Предметы казались одушевленными и смешными в одно и то же время. Она, конечно, знала, что хороша, и знала, что именно добавляет ей обаяния, и эта прелесть, которую она расточала все больше и больше, как-то пропадала втуне, и самой ей становилось удивительно – ради чего все это?
В этот вечер многие пытались проводить ее, как-либо услужить, вызвать или поймать такси. Наумкин чаще, чем этого допускали их отношения, всплывал то по правому, то по левому борту, но из «Космика» она вышла одна и долго, подворачивая каблуки сапог, шла по нечищенному от снега тротуару улицы Льва Толстого, и в улицу ленивыми крупными хлопьями падал ненавязчивый снег, уставший от самого себя, от этих бесконечных гулянок благополучной молодежи, от своего нынешнего состояния.

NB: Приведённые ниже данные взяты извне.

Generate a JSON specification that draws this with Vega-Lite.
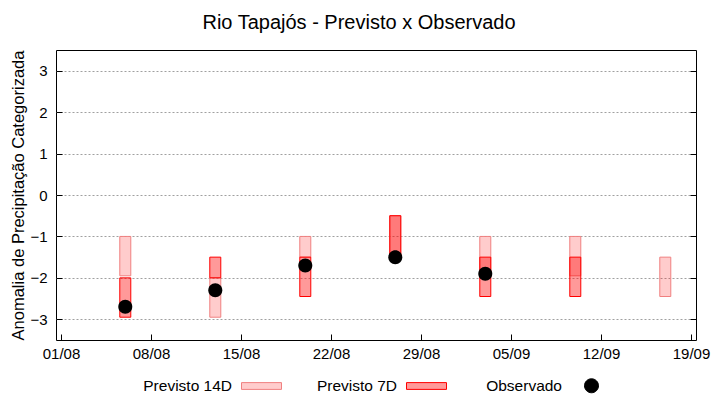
{
  "$schema": "https://vega.github.io/schema/vega-lite/v6.json",
  "autosize": {"type": "none"},
  "padding": {"left": 56, "top": 50, "right": 24, "bottom": 60},
  "width": 640,
  "height": 290,
  "background": "white",
  "title": {"text": "Rio Tapajós - Previsto x Observado", "font": "Liberation Sans", "fontSize": 20, "fontWeight": "normal", "color": "#000000", "offset": 17, "dx": -17},
  "config": {
    "view": {"stroke": "#000000", "strokeWidth": 1},
    "font": "Liberation Sans"
  },
  "datasets": {
    "prev": [
      {"data": "2024-08-06T00:00:00Z", "serie": "Previsto 14D", "ini": -1.0, "fim": -1.95},
      {"data": "2024-08-06T00:00:00Z", "serie": "Previsto 7D", "ini": -2.0, "fim": -2.95},
      {"data": "2024-08-13T00:00:00Z", "serie": "Previsto 14D", "ini": -2.0, "fim": -2.95},
      {"data": "2024-08-13T00:00:00Z", "serie": "Previsto 7D", "ini": -1.5, "fim": -2.0},
      {"data": "2024-08-20T00:00:00Z", "serie": "Previsto 14D", "ini": -1.0, "fim": -1.5},
      {"data": "2024-08-20T00:00:00Z", "serie": "Previsto 7D", "ini": -1.5, "fim": -2.45},
      {"data": "2024-08-27T00:00:00Z", "serie": "Previsto 14D", "ini": -0.5, "fim": -1.5},
      {"data": "2024-08-27T00:00:00Z", "serie": "Previsto 7D", "ini": -0.5, "fim": -1.5},
      {"data": "2024-09-03T00:00:00Z", "serie": "Previsto 14D", "ini": -1.0, "fim": -1.95},
      {"data": "2024-09-03T00:00:00Z", "serie": "Previsto 7D", "ini": -1.5, "fim": -2.45},
      {"data": "2024-09-10T00:00:00Z", "serie": "Previsto 14D", "ini": -1.0, "fim": -1.95},
      {"data": "2024-09-10T00:00:00Z", "serie": "Previsto 7D", "ini": -1.5, "fim": -2.45},
      {"data": "2024-09-17T00:00:00Z", "serie": "Previsto 14D", "ini": -1.5, "fim": -2.45}
    ],
    "obs": [
      {"data": "2024-08-06T00:00:00Z", "serie": "Observado", "valor": -2.7},
      {"data": "2024-08-13T00:00:00Z", "serie": "Observado", "valor": -2.3},
      {"data": "2024-08-20T00:00:00Z", "serie": "Observado", "valor": -1.7},
      {"data": "2024-08-27T00:00:00Z", "serie": "Observado", "valor": -1.5},
      {"data": "2024-09-03T00:00:00Z", "serie": "Observado", "valor": -1.9}
    ]
  },
  "encoding": {
    "x": {
      "field": "data", "type": "temporal",
      "scale": {"type": "utc", "domain": [{"year": 2024, "month": 8, "date": 1, "utc": true}, {"year": 2024, "month": 9, "date": 19, "utc": true}]},
      "axis": {
        "title": null, "format": "%d/%m", "grid": false, "domain": false,
        "values": [
          {"year": 2024, "month": 8, "date": 1, "utc": true},
          {"year": 2024, "month": 8, "date": 8, "utc": true},
          {"year": 2024, "month": 8, "date": 15, "utc": true},
          {"year": 2024, "month": 8, "date": 22, "utc": true},
          {"year": 2024, "month": 8, "date": 29, "utc": true},
          {"year": 2024, "month": 9, "date": 5, "utc": true},
          {"year": 2024, "month": 9, "date": 12, "utc": true},
          {"year": 2024, "month": 9, "date": 19, "utc": true}
        ],
        "tickSize": -6, "tickColor": "#000000", "labelPadding": 12,
        "labelFont": "Liberation Sans", "labelFontSize": 15, "labelColor": "#000000", "labelFlush": false, "labelOverlap": false
      }
    }
  },
  "resolve": {"scale": {"y": "independent"}},
  "layer": [
    {
      "data": {"name": "prev"},
      "mark": {"type": "bar", "size": 11, "strokeWidth": 1},
      "encoding": {
        "y": {
          "field": "ini", "type": "quantitative",
          "scale": {"domain": [-3.5, 3.5], "nice": false, "zero": false},
          "axis": {
            "title": "Anomalia de Precipitação Categorizada", "values": [-3, -2, -1, 0, 1, 2, 3],
            "grid": true, "gridColor": "#a0a0a0", "gridDash": [2, 2], "gridWidth": 1,
            "domain": false, "tickSize": -6, "tickColor": "#000000", "labelPadding": 15,
            "labelFont": "Liberation Sans", "labelFontSize": 15, "labelColor": "#000000",
            "titleFont": "Liberation Sans", "titleFontSize": 16.5, "titleFontWeight": "normal", "titleColor": "#000000", "titlePadding": 3
          }
        },
        "y2": {"field": "fim"},
        "fill": {
          "field": "serie", "type": "nominal",
          "scale": {"domain": ["Previsto 14D", "Previsto 7D", "Observado"], "range": ["rgba(255,0,0,0.2)", "rgba(255,0,0,0.4)", "#000000"]},
          "legend": {
            "title": null, "orient": "none", "legendX": 185, "legendY": 315, "direction": "horizontal", "gridAlign": "all",
            "labelFont": "Liberation Sans", "labelFontSize": 15.5, "labelColor": "#000000",
            "symbolSize": 1600, "symbolStrokeWidth": 1, "labelAlign": "right", "labelOffset": -50, "columnPadding": 32
          }
        },
        "stroke": {
          "field": "serie", "type": "nominal",
          "scale": {"domain": ["Previsto 14D", "Previsto 7D", "Observado"], "range": ["#f08080", "#ff0000", "#000000"]},
          "legend": null
        }
      }
    },
    {
      "data": {"name": "obs"},
      "mark": {"type": "point", "filled": true, "size": 1600, "opacity": 1, "strokeWidth": 0},
      "encoding": {
        "y": {
          "field": "valor", "type": "quantitative",
          "scale": {"domain": [-3.5, 3.5], "nice": false, "zero": false},
          "axis": {"orient": "right", "title": null, "values": [-3, -2, -1, 0, 1, 2, 3], "labels": false, "grid": false, "domain": false, "tickSize": -6, "tickColor": "#000000"}
        },
        "fill": {"field": "serie", "type": "nominal"},
        "shape": {
          "field": "serie", "type": "nominal",
          "scale": {"domain": ["Previsto 14D", "Previsto 7D", "Observado"], "range": ["M-1,-0.17H1V0.17H-1Z", "M-1,-0.17H1V0.17H-1Z", "M0.35,0A0.35,0.35 0 1,1 -0.35,0A0.35,0.35 0 1,1 0.35,0Z"]},
          "legend": {
            "title": null, "orient": "none", "legendX": 185, "legendY": 315, "direction": "horizontal", "gridAlign": "all",
            "labelFont": "Liberation Sans", "labelFontSize": 15.5, "labelColor": "#000000",
            "symbolSize": 1600, "symbolStrokeWidth": 1, "labelAlign": "right", "labelOffset": -50, "columnPadding": 32
          }
        }
      }
    }
  ]
}
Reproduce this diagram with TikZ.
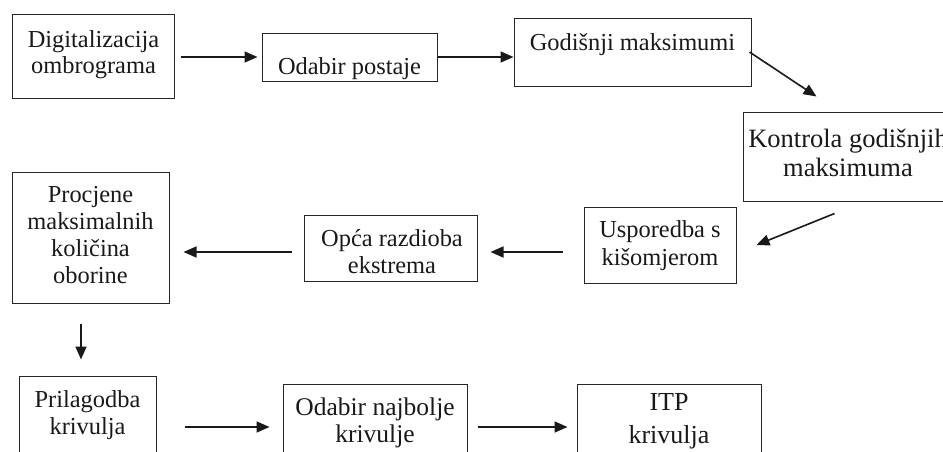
\documentclass[tikz,border=0pt]{standalone}
\usepackage{fontspec}
\setmainfont{Liberation Serif}
\usetikzlibrary{arrows.meta}
\begin{document}
\begin{tikzpicture}[x=1pt,y=-1pt,
  box/.style={draw=black!85, line width=1pt, inner sep=0pt, minimum width=#1},
  txt/.style={inner sep=0pt, align=center, anchor=north, text=black!90,
    font=\fontsize{24.4}{27}\selectfont},
  arr/.style={-{Triangle[length=13pt,width=11pt]}, line width=1.6pt, black!90}]
\useasboundingbox (0,0) rectangle (943,451);
\clip (0,0) rectangle (943,451);
% boxes
\node[box=162pt, minimum height=84pt]  (b1)  at (93,56) {};
\node[box=175pt, minimum height=48pt]  (b2)  at (349.5,57) {};
\node[box=237pt, minimum height=68pt]  (b3)  at (632.5,52) {};
\node[box=210pt, minimum height=89pt]  (b4)  at (848,156.5) {};
\node[box=152pt, minimum height=76pt]  (b5)  at (660,245) {};
\node[box=173pt, minimum height=66pt]  (b6)  at (390.5,248) {};
\node[box=157pt, minimum height=131pt] (b7)  at (90.5,237.5) {};
\node[box=137pt, minimum height=102pt] (b8)  at (87.5,427) {};
\node[box=184pt, minimum height=86pt]  (b9)  at (375,427) {};
\node[box=184pt, minimum height=86pt]  (b10) at (669,427) {};
% texts
\node[txt] (t1)  at (93.5,30.3)  {Digitalizacija\\[-1pt]ombrograma};
\node[txt] (t2)  at (349.5,57.3) {Odabir postaje};
\node[txt] (t3)  at (632.5,33.3) {Godišnji maksimumi};
\node[txt, font=\fontsize{26.5}{29}\selectfont] (t4) at (848,128.9) {Kontrola godišnjih\\maksimuma};
\node[txt] (t5)  at (660,220.3)  {Usporedba s\\[1pt]kišomjerom};
\node[txt] (t6)  at (392,229.3)  {Opća razdioba\\ekstrema};
\node[txt] (t7)  at (90.5,186.3) {Procjene\\maksimalnih\\količina\\oborine};
\node[txt] (t8)  at (87.5,390.3) {Prilagodba\\krivulja};
\node[txt, font=\fontsize{25.5}{27}\selectfont] (t9) at (375,397.6) {Odabir najbolje\\krivulje};
\node[txt, font=\fontsize{26}{33}\selectfont] (t10) at (669,392.8) {ITP\\krivulja};
% connectors
\draw[arr] ([xshift=6pt,yshift=-1pt]b1.east) -- ([xshift=-4pt]b2.west);
\draw[arr] (b2.east) -- (b2.east -| b3.west);
\draw[arr] ([xshift=-2pt]b3.east) -- ([xshift=74pt,yshift=15pt]b4.north west);
\draw[arr] ([xshift=92pt,yshift=-12pt]b4.south west) -- ([xshift=20pt]b5.east);
\draw[arr] ([xshift=-21pt,yshift=-7pt]b5.west) -- ([xshift=13pt,yshift=-4pt]b6.east);
\draw[arr] ([xshift=-12pt,yshift=-4pt]b6.west) -- ([xshift=14pt,yshift=-14.5pt]b7.east);
\draw[arr] ([xshift=-9.5pt,yshift=-20pt]b7.south) -- ([xshift=-6.5pt,yshift=16pt]b8.north);
\draw[arr] ([xshift=28pt]b8.east) -- ([xshift=-13pt]b9.west);
\draw[arr] ([xshift=10pt]b9.east) -- ([xshift=-9pt]b10.west);
\end{tikzpicture}
\end{document}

Домой она вернулась поздно и долго не могла заснуть. Уже лежа в кровати, перебирала в памяти впечатления последних трех дней, и все ей вспоминался разноцветный вечер ее приезда, иссиня-черное небо, нахохлившиеся дома, их желтые и красные глаза... Как все, особенно брат, онемели от ее появления, как кричали, обнимались, как ее тискали те, кто хорошо ее знал, а кто не знал, смотрели на все происходящее немного растерянно, с отстраненным выражением лиц. Как чуть погодя зашел этот Галкин, как внимательно посмотрел на нее, но ничего не сказал, и когда его ей представили, тоже ничего не сказал. И ей тоже захотелось, чтобы он ничего не говорил о том, что случилось на улице. «А что там случилось? – спрашивала она себя. – Да ничего. Ничего не случилось». И словно бы между ними образовалась маленькая тайна, и сознание этого тоже было ей приятно. Она встала с кровати, подошла к окну и отвернула занавеску. Перед ней был большой белый дом, погруженный в холодную дрему. А дальше искрились и дрожали россыпи огней. Где он среди них? Что он сейчас делает? О чем думает? Где-то в этом огромном городе. Где-то. И настенные часы своим ходом, отчетливо слышным в тишине, как будто хотели сказать: «Терпение, ты же видишь, мы идем. Всему свое время», – и неутомимо выбрасывали на деления свои негнущиеся в коленях стрелки. Маша понимающе взглянула на часы, легла под одеяло, и в то же мгновение сон мягко повлек ее в свою обитель. О чем-то она еще успела подумать. «Да, – сказала она с вызовом мысленно то ли кому-то, то ли самой себе, – я настоящая. Разве это не видно? Разве можно в этом сомневаться? Настоящая».